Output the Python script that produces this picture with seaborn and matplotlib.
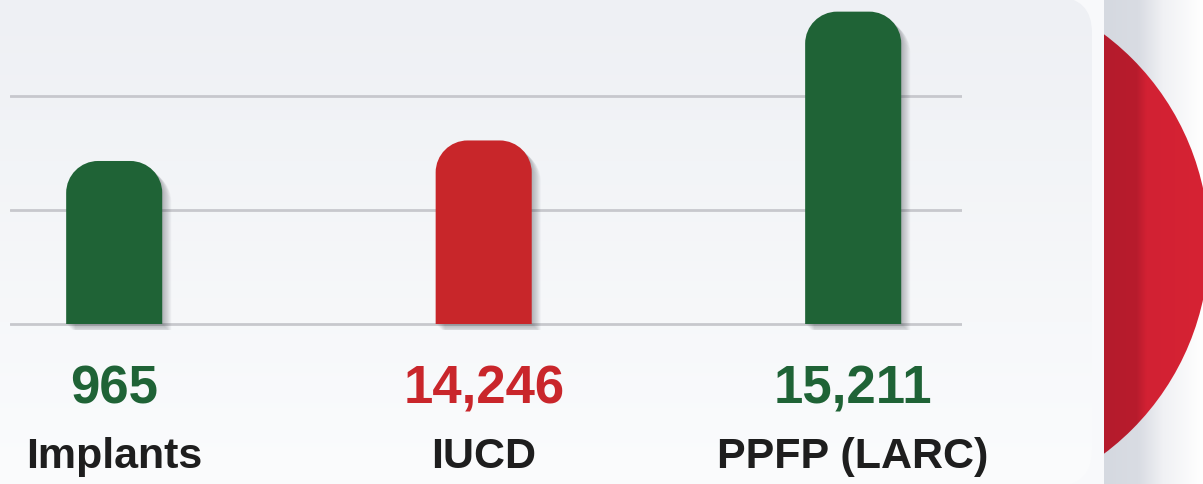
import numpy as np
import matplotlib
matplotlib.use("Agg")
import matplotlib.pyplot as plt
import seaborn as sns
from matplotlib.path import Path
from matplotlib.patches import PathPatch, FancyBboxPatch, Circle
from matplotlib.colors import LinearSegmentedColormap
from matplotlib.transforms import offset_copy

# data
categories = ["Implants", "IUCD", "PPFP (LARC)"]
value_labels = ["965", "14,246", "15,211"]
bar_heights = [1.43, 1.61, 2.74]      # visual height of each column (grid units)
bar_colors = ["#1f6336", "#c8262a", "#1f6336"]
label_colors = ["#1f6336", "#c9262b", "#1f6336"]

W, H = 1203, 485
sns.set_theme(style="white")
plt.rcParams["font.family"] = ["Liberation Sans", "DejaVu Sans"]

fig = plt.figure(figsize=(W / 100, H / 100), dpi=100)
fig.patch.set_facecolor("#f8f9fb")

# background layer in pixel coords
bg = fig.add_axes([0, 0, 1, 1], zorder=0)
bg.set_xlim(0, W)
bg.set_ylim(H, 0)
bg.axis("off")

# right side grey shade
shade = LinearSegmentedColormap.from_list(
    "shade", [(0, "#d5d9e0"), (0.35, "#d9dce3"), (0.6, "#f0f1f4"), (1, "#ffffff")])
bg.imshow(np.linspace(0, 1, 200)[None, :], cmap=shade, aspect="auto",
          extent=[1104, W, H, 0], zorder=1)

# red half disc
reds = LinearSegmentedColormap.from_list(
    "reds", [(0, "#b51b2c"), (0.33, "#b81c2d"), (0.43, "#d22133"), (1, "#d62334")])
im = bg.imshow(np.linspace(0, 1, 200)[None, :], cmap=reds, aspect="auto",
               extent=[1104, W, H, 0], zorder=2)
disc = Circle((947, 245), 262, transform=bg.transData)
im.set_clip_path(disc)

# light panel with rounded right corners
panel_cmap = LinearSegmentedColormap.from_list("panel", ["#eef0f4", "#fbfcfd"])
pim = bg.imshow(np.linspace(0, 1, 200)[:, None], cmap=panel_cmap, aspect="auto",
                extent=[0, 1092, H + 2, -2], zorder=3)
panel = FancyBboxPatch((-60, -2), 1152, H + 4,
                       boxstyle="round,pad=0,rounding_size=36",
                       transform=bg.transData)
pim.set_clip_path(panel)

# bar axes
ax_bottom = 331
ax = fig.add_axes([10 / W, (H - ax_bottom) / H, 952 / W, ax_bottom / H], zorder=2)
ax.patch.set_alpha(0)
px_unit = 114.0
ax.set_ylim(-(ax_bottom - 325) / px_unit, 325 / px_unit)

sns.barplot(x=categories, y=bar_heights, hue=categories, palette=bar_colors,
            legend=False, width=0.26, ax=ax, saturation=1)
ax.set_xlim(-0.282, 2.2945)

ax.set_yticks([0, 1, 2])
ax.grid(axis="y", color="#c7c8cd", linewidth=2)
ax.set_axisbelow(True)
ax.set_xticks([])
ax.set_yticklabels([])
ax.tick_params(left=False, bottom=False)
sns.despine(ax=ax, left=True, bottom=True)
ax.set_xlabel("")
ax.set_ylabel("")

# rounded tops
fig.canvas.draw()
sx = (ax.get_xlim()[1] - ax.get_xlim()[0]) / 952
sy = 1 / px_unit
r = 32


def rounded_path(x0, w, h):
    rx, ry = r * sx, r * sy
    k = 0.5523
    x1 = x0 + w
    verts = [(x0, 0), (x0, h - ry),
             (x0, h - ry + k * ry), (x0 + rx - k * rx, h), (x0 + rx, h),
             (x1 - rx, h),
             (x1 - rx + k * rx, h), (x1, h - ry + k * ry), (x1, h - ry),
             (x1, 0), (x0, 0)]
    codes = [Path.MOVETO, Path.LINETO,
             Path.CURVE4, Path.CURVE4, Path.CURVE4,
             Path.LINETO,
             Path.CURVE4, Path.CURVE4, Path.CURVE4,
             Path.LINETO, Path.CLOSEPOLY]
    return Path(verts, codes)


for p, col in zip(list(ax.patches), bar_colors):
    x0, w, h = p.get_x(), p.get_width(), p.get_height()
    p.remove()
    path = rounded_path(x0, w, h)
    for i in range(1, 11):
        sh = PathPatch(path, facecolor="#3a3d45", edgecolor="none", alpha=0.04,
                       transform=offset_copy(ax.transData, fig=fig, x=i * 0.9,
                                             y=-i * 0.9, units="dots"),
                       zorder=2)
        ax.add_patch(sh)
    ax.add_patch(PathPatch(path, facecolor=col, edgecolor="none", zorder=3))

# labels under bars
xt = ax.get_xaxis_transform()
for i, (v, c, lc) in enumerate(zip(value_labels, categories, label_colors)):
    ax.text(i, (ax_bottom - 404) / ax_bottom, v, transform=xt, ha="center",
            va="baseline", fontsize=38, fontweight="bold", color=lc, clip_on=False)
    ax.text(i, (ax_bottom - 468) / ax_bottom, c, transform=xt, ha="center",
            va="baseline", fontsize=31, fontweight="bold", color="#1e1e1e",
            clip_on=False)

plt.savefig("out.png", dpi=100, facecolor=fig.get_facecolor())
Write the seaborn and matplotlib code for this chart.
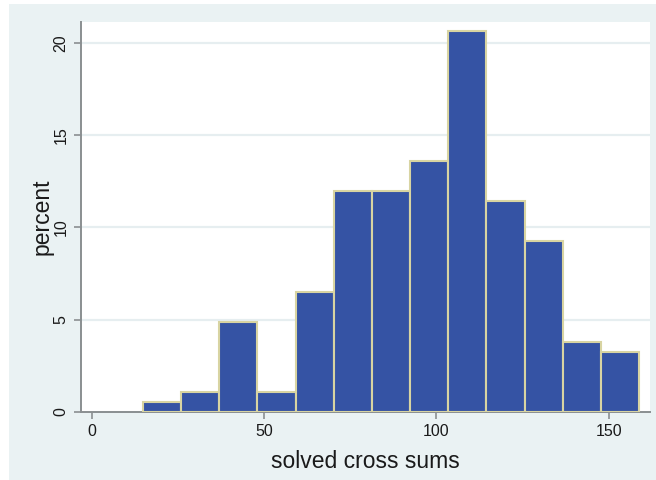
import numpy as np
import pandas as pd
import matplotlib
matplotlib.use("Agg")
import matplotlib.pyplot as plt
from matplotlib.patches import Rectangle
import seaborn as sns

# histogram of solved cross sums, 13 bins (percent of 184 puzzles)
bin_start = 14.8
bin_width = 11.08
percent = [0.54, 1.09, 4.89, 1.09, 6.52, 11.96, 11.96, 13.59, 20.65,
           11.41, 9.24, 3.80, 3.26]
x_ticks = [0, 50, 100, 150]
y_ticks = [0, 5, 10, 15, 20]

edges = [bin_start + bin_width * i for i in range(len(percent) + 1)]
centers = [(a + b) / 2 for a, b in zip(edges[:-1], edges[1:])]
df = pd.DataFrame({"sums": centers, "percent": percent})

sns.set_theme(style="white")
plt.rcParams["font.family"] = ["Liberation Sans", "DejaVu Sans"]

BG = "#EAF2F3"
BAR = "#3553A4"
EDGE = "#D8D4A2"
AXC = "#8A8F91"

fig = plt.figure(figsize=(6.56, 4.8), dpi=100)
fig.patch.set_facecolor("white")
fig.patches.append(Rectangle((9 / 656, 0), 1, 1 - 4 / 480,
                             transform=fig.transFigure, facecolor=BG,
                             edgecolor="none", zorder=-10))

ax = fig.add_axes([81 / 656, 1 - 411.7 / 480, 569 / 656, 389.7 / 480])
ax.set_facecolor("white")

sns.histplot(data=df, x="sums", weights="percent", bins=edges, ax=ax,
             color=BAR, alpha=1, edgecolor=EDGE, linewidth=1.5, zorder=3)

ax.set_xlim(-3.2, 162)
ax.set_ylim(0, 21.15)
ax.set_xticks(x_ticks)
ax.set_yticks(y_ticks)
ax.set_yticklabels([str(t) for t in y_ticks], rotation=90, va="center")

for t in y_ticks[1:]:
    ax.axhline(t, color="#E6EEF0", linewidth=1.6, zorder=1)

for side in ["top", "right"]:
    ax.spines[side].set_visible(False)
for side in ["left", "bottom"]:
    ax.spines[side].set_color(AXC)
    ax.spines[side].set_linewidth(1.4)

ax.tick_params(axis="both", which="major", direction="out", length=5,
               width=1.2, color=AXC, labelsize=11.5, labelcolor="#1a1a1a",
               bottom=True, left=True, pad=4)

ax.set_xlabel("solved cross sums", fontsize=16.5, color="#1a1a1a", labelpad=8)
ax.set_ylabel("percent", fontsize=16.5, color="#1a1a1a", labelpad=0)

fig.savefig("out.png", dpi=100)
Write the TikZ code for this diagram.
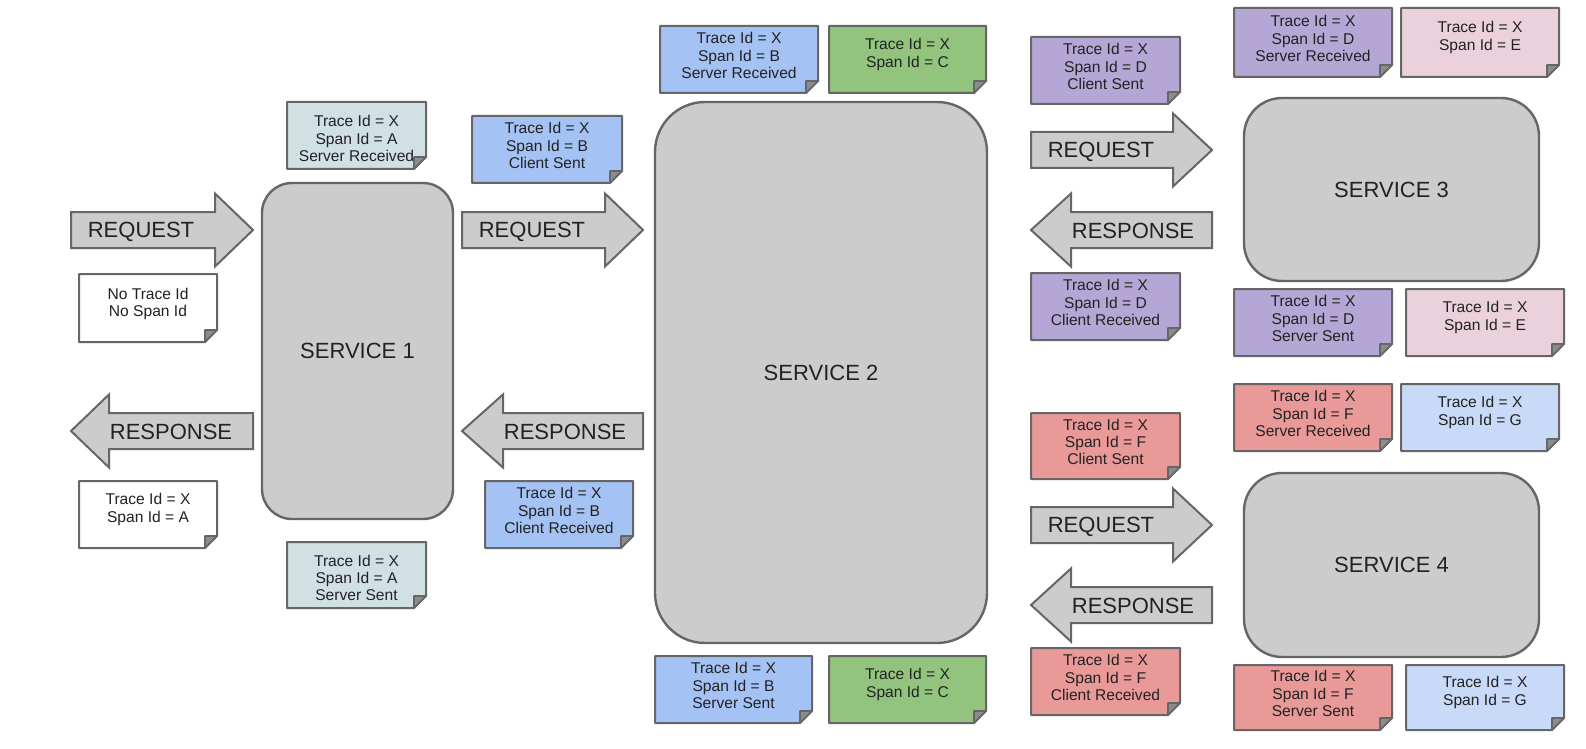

◇ ◇ ◇ ◇

GOAL OF THE EXERCISE:
Go through the entries above and count the lines containing the word "Write"; give only that count.

OUTPUT FOR THIS EXERCISE:
2